Milanesi hailed the agreement reached during his first visit to Tripoli as “significant and promising”.
The original treaty was signed by former Libyan leader Moammar Gadhafi and Italy’s then prime minister, Silvio Berlusconi, as they sought to turn a page on 40 years of stormy relations between the North African country and its former coloniser.
But the deal was suspended in February 2011, after the start of the uprising that saw Gadhafi forced from power and killed.
The original treaty envisaged unlocking 4.2 billion euros of Italian investment in Libya as compensation for colonisation by Rome.
In exchange, Libya would work to stop illegal migrants embarking from its shores — and receive those sent back to it.
In Tripoli on Saturday the two ministers did not say if the text of the reactivated treaty had been amended.
The agreement means “all the conditions are in place to work hand in hand to support stabilisation … (of) Libya’s security and unity”, Milanesi said.
Libya “shares with the European Union the responsibility and the duty to deal with migrants”, he added.
“Co-operation between Libya, Italy and the EU is essential to resolve the immigration question and avoid human tragedies”, said Milanesi.
Refugee, migrant and human rights groups say the war-torn state remains too dangerous to receive returnees. They’re known to be held in detention centres where maltreatment is rife and even slave market where migrants are sold as workers have been documented in Libya.
The new anti-immigrant government in Rome has vowed to turn away all migrants who make it across the Mediterranean and into Italy.
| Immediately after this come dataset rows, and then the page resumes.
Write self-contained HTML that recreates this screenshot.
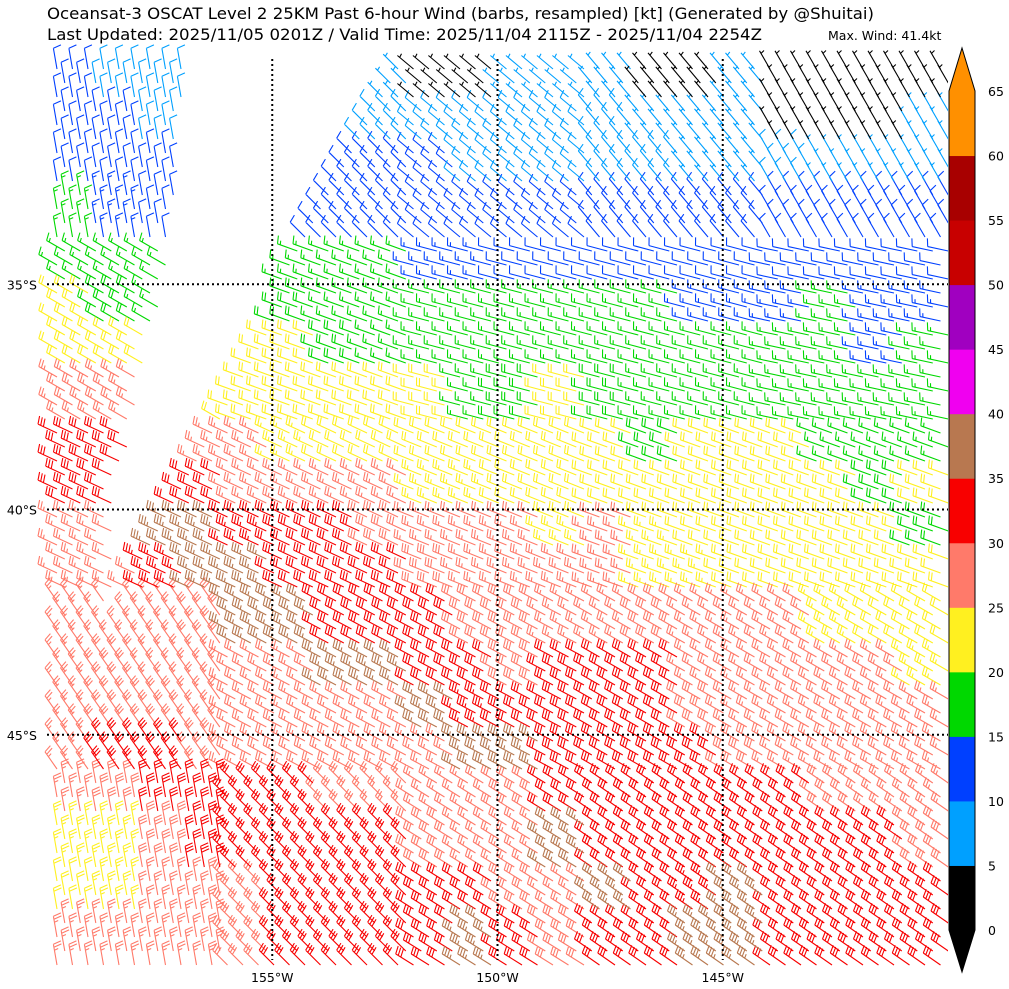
<!DOCTYPE html>
<html><head><meta charset="utf-8"><style>
body{margin:0;background:#fff;width:1009px;height:989px;overflow:hidden;font-family:"DejaVu Sans","Liberation Sans",sans-serif}
svg{position:absolute;left:0;top:0;font-family:"DejaVu Sans","Liberation Sans",sans-serif}
</style></head><body>
<svg id="chart" width="1009" height="989" viewBox="0 0 1009 989">
<text x="47" y="19" font-size="16" textLength="827" lengthAdjust="spacingAndGlyphs">Oceansat-3 OSCAT Level 2 25KM Past 6-hour Wind (barbs, resampled) [kt] (Generated by @Shuitai)</text>
<text x="47" y="40" font-size="16" textLength="715" lengthAdjust="spacingAndGlyphs">Last Updated: 2025/11/05 0201Z / Valid Time: 2025/11/04 2115Z - 2025/11/04 2254Z</text>
<text x="828" y="40" font-size="12.5">Max. Wind: 41.4kt</text>
<g id="barbs"></g>
<g id="grid"></g>
<g id="axes"></g>
<g id="cbar"></g>
</svg>
<script>
// speed grid (kt), 20 rows (30S..50S, 1deg) x 20 cols (160W..140W, 1deg)
const speedRow0=[11,8,8,8,8,8,8,6,4,4,7,7,5,4,4,6,4,4,4,4];
const speedRow1=[12,12,9,9,9,8,8,8,8,8,8,8,8,7,6,6,4,4,4,6];
const speedRow2=[12,12,11,11,11,11,11,11,10,9,8,8,8,8,7,6,8,7,6,6];
const speedRow3=[16,14,12,12,12,12,12,12,12,12,12,12,12,12,12,12,11,10,10,11];
const speedRow4=[17,17,15,16,16,16,16,16,14,13,12,12,12,12,12,12,12,12,12,12];
const speedRow5=[20,18,17,20,22,19,17,17,17,17,17,17,17,16,14,13,14,15,13,13];
const speedRow6=[21,21,22,22,22,22,19,17,17,17,17,17,17,17,17,17,17,16,14,15];
const speedRow7=[26,27,27,22,22,22,22,21,20,17,19,21,19,17,17,17,17,17,16,17];
const speedRow8=[30,32,31,27,26,24,22,22,22,22,22,22,20,18,21,20,20,17,17,17];
const speedRow9=[32,32,30,30,27,27,27,25,23,24,22,22,22,22,22,22,22,21,18,20];
const speedRow10=[26,27,36,36,33,31,30,28,27,27,25,23,26,24,22,22,22,22,20,18];
const speedRow11=[27,27,33,36,36,32,31,31,28,27,27,27,27,23,24,22,22,22,22,20];
const speedRow12=[27,27,27,29,36,36,32,32,30,28,29,27,27,29,27,27,25,23,22,22];
const speedRow13=[27,28,27,27,27,27,36,36,32,32,29,31,32,30,27,27,27,27,25,24];
const speedRow14=[27,29,28,27,27,27,27,27,36,33,32,32,32,31,29,27,27,27,27,27];
const speedRow15=[27,31,31,29,27,27,27,27,27,36,36,32,32,32,31,29,27,27,27,27];
const speedRow16=[25,29,31,31,30,31,28,27,27,27,29,32,32,32,32,32,30,28,27,27];
const speedRow17=[23,24,29,30,32,32,32,31,28,27,27,36,32,32,32,32,32,32,30,28];
const speedRow18=[22,24,27,27,29,32,32,32,32,32,28,27,36,32,33,35,32,32,32,30];
const speedRow19=[27,27,27,27,28,32,32,32,31,36,30,28,32,32,36,36,32,32,32,32];
const speeds=[speedRow0,speedRow1,speedRow2,speedRow3,speedRow4,speedRow5,speedRow6,speedRow7,speedRow8,speedRow9,speedRow10,speedRow11,speedRow12,speedRow13,speedRow14,speedRow15,speedRow16,speedRow17,speedRow18,speedRow19];
// staff direction (deg, screen) on coarse 5x5 grid (4deg blocks)
const dirRow0=[100,135,140,130,120];
const dirRow1=[150,160,165,165,168];
const dirRow2=[155,155,158,160,160];
const dirRow3=[125,152,152,150,150];
const dirRow4=[100,135,148,145,145];
const dirs=[dirRow0,dirRow1,dirRow2,dirRow3,dirRow4];
const levels=[0,5,10,15,20,25,30,35,40,45,50,55,60,65];
const colors=["#000000","#00a0ff","#0040ff","#00d800","#fff020","#ff7a6a","#f80000","#b87850","#f000f0","#a000c0","#c80000","#a80000","#ff9000"];
const lonTicks=[-155,-150,-145];
const latTicks=[-35,-40,-45];

const X0=47,X1=948,Y0=59,Y1=960;
const lonMin=-160,lonMax=-140,latMax=-30,latMin=-50;
const xs=lon=>X0+(lon-lonMin)/(lonMax-lonMin)*(X1-X0);
const ys=lat=>Y0+(latMax-lat)/(latMax-latMin)*(Y1-Y0);
const NS="http://www.w3.org/2000/svg";
function colorFor(s){let i=Math.floor(s/5);if(i<0)i=0;if(i>12)i=12;return colors[i];}
const gap=[[178,59],[385,59],[334,159],[280,256],[234,359],[190,426],[157,492],[124,559],[100,640],[103,600],[109,492],[129,392],[160,259]];
function inPoly(x,y,p){let c=false;for(let i=0,j=p.length-1;i<p.length;j=i++){const[xi,yi]=p[i],[xj,yj]=p[j];if(((yi>y)!=(yj>y))&&(x<(xj-xi)*(y-yi)/(yj-yi)+xi))c=!c;}return c;}

const paths={};
const sp=15.5,rp=14;
let row=0;
for(let y=Y0+10;y<Y1+6;y+=rp,row++){
  for(let x=X0+10+(row%2)*sp/2;x<X1+8;x+=sp){
    if(inPoly(x-8,y-6,gap))continue;
    const lon=lonMin+(x-X0)/(X1-X0)*(lonMax-lonMin);
    const lat=latMax-(y-Y0)/(Y1-Y0)*(latMax-latMin);
    const c=Math.min(19,Math.max(0,Math.floor(lon-lonMin)));
    const r=Math.min(19,Math.max(0,Math.floor(latMax-lat)));
    const s=speeds[r][c];
    const dc=Math.min(4,Math.floor(c/4)),dr=Math.min(4,Math.floor(r/4));
    const a=dirs[dr][dc]*Math.PI/180;
    const ux=Math.cos(a),uy=-Math.sin(a);
    const px=-uy,py=ux;
    const L=21;
    const tx=x+L*ux,ty=y+L*uy;
    let d=`M${x.toFixed(1)} ${y.toFixed(1)}L${tx.toFixed(1)} ${ty.toFixed(1)}`;
    let rem=Math.round(s/5)*5;
    let pos=0;
    while(rem>=10){
      const qx=tx-pos*ux,qy=ty-pos*uy;
      d+=`M${qx.toFixed(1)} ${qy.toFixed(1)}l${(8*px+2*ux).toFixed(1)} ${(8*py+2*uy).toFixed(1)}`;
      rem-=10;pos+=3;
    }
    if(rem>=5){
      if(pos===0)pos=3;
      const qx=tx-pos*ux,qy=ty-pos*uy;
      d+=`M${qx.toFixed(1)} ${qy.toFixed(1)}l${(4*px+1*ux).toFixed(1)} ${(4*py+1*uy).toFixed(1)}`;
    }
    const col=colorFor(s);
    (paths[col]=paths[col]||[]).push(d);
  }
}
const gb=document.getElementById('barbs');
for(const col in paths){
  const p=document.createElementNS(NS,'path');
  
  
  p.setAttribute('d',paths[col].join(''));
  p.setAttribute('stroke',col);p.setAttribute('stroke-width','1.1');p.setAttribute('fill','none');
  gb.appendChild(p);
}
const clipR=document.createElementNS(NS,'rect');


clipR.setAttribute('x',X1);clipR.setAttribute('y',Y0);clipR.setAttribute('width',2);clipR.setAttribute('height',Y1-Y0);clipR.setAttribute('fill','#fff');
gb.appendChild(clipR);
// grid + labels
const gg=document.getElementById('grid'),ga=document.getElementById('axes');
lonTicks.forEach(lo=>{
  const x=xs(lo);
  const l=document.createElementNS(NS,'line');
  
  
  l.setAttribute('x1',x);l.setAttribute('x2',x);l.setAttribute('y1',Y0);l.setAttribute('y2',Y1);
  l.setAttribute('stroke','#000');l.setAttribute('stroke-width','2');l.setAttribute('stroke-dasharray','2 3');
  gg.appendChild(l);
  const t=document.createElementNS(NS,'text');
  
  
  t.setAttribute('x',x);t.setAttribute('y',982);t.setAttribute('font-size','12.5');t.setAttribute('text-anchor','middle');
  t.textContent=Math.abs(lo)+'°W';ga.appendChild(t);
});
latTicks.forEach(la=>{
  const y=ys(la);
  const l=document.createElementNS(NS,'line');
  
  
  l.setAttribute('x1',X0);l.setAttribute('x2',X1);l.setAttribute('y1',y);l.setAttribute('y2',y);
  l.setAttribute('stroke','#000');l.setAttribute('stroke-width','2');l.setAttribute('stroke-dasharray','2 3');
  gg.appendChild(l);
  const t=document.createElementNS(NS,'text');
  
  
  t.setAttribute('x',37);t.setAttribute('y',y+5);t.setAttribute('font-size','12.5');t.setAttribute('text-anchor','end');
  t.textContent=Math.abs(la)+'°S';ga.appendChild(t);
});
// colorbar
const cb=document.getElementById('cbar');
const cx0=949,cx1=975,cTop=91,cBot=930,seg=(cBot-cTop)/13;
function addEl(tag,attrs,name){const e=document.createElementNS(NS,tag);for(const k in attrs)e.setAttribute(k,attrs[k]);


cb.appendChild(e);return e;}
for(let i=0;i<13;i++){
  addEl('rect',{x:cx0,y:cBot-(i+1)*seg,width:cx1-cx0,height:seg+0.5,fill:colors[i]},'colorbar-segment');
}
addEl('polygon',{points:`${cx0},${cTop} ${cx1},${cTop} ${(cx0+cx1)/2},48`,fill:colors[12]},'colorbar-extend-top');
addEl('polygon',{points:`${cx0},${cBot} ${cx1},${cBot} ${(cx0+cx1)/2},972`,fill:colors[0]},'colorbar-extend-bottom');
addEl('polygon',{points:`${cx0},${cTop} ${(cx0+cx1)/2},48 ${cx1},${cTop} ${cx1},${cBot} ${(cx0+cx1)/2},972 ${cx0},${cBot}`,fill:'none',stroke:'#000','stroke-width':1},'colorbar-outline');
levels.forEach((lv,i)=>{
  const t=addEl('text',{x:988,y:cBot-i*seg+5,'font-size':'12.5'},'colorbar-tick-label');
  t.textContent=lv;
});
</script>
</body></html>
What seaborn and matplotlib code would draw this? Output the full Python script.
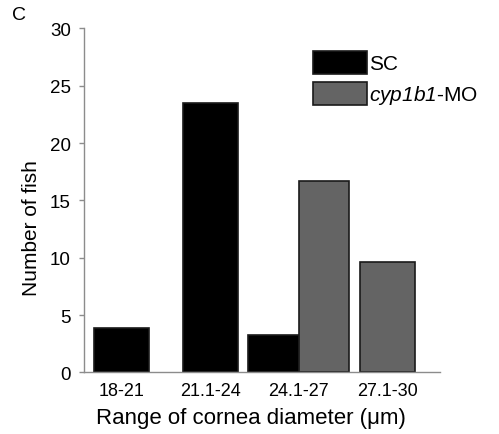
"""
Number of fish per range of cornea diameter, SC vs cyp1b1-MO.
"""
import matplotlib
matplotlib.use("Agg")
import matplotlib.pyplot as plt
import pandas as pd
import seaborn as sns

sns.set_style("white", {"text.color": "black", "axes.labelcolor": "black",
                        "xtick.color": "black", "ytick.color": "black"})
plt.rcParams["font.family"] = ["Liberation Sans", "DejaVu Sans"]
plt.rcParams["mathtext.fontset"] = "custom"
plt.rcParams["mathtext.it"] = "Liberation Sans:italic"
# digits inside \mathit fall back to rm, so keep rm italic as well
plt.rcParams["mathtext.rm"] = "Liberation Sans:italic"

RANGES = ["18-21", "21.1-24", "24.1-27", "27.1-30"]
GROUPS = ["SC", "cyp1b1-MO"]
SC_COUNTS = [3.9, 23.5, 3.3, 0]
MO_COUNTS = [0, 0, 16.7, 9.6]
LEGEND_LABELS = ["SC", r"$\mathit{cyp1b1}$-MO"]

if __name__ == "__main__":
    df = pd.DataFrame({
        "range": RANGES * 2,
        "group": [GROUPS[0]] * len(RANGES) + [GROUPS[1]] * len(RANGES),
        "count": SC_COUNTS + MO_COUNTS,
    })

    fig = plt.figure(figsize=(4.99, 4.35), dpi=100)
    ax = fig.add_axes([0.1683, 0.1414, 0.7134, 0.7908])
    sns.barplot(data=df, x="range", y="count", hue="group", order=RANGES,
                hue_order=GROUPS, palette=["#000000", "#646464"],
                dodge=True, width=1.14, gap=0, edgecolor="#1a1a1a",
                linewidth=1.2, errorbar=None, ax=ax)

    # bars without a partner in their range are drawn centred
    sc_bars, mo_bars = ax.containers[0], ax.containers[1]
    for a, b in zip(sc_bars, mo_bars):
        centre = b.get_x()
        for bar, other in ((a, b), (b, a)):
            if other.get_height() == 0 and bar.get_height() > 0:
                w = 0.62
                bar.set_x(centre - w / 2)
                bar.set_width(w)
        for bar in (a, b):
            if bar.get_height() == 0:
                bar.set_visible(False)

    ax.set_xlim(-0.42, 3.59)
    ax.set_ylim(0, 30)
    ax.set_yticks([0, 5, 10, 15, 20, 25, 30])
    sns.despine(ax=ax)
    for side in ("left", "bottom"):
        ax.spines[side].set_color("#8c8c8c")
        ax.spines[side].set_linewidth(1.0)
    ax.tick_params(axis="y", left=True, length=3.5, width=1, color="#8c8c8c",
                   labelcolor="black", pad=6, labelsize=13.5)
    ax.tick_params(axis="x", bottom=False, pad=3, labelsize=13,
                   labelcolor="black")

    ax.set_xlabel("Range of cornea diameter (\u03bcm)", fontsize=16)
    ax.set_ylabel("Number of fish", fontsize=15)
    ax.xaxis.set_label_coords(0.47, -0.1)
    ax.yaxis.set_label_coords(-0.12, 0.424)

    handles, _ = ax.get_legend_handles_labels()
    ax.legend(handles, LEGEND_LABELS, loc="upper left",
              bbox_to_anchor=(0.643, 0.935), frameon=False, fontsize=15,
              borderpad=0, borderaxespad=0, handlelength=2.6,
              handleheight=1.3, handletextpad=0.1, labelspacing=0.4)

    fig.text(0.024, 0.985, "C", fontsize=14, va="top", ha="left")
    plt.savefig("out.png", dpi=100)
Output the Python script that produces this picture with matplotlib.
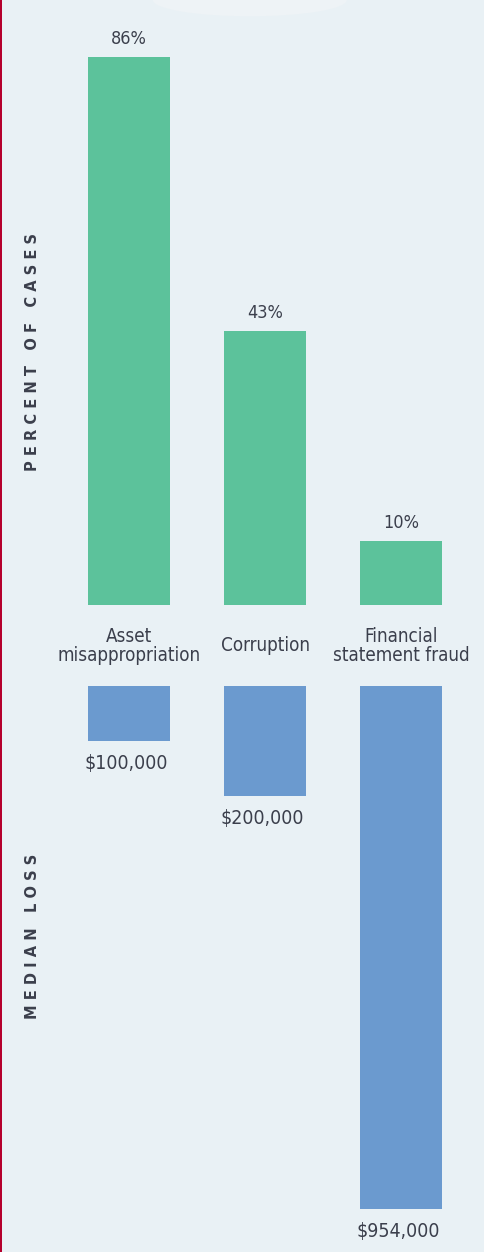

In recent days the UN has urged Rome to change its policy and re-allow charity rescue ships to operate in its waters and dock at its ports. It states that, whilst the number of migrants attempting the crossing has gone down, the number of drowning has gone up.
During Gadhafi’s rule, thousands of migrants crossed Libya’s nearly 5,000 kilometres of mostly desert terrain in their quest to reach the Mediterranean and Europe.
The flow of migrants through Libya surged after Gadhafi was toppled and killed in 2011, with smugglers exploiting the country’s chaos to send tens of thousands of people each year across a 300-kilometre stretch of the Mediterranean to Italian territory.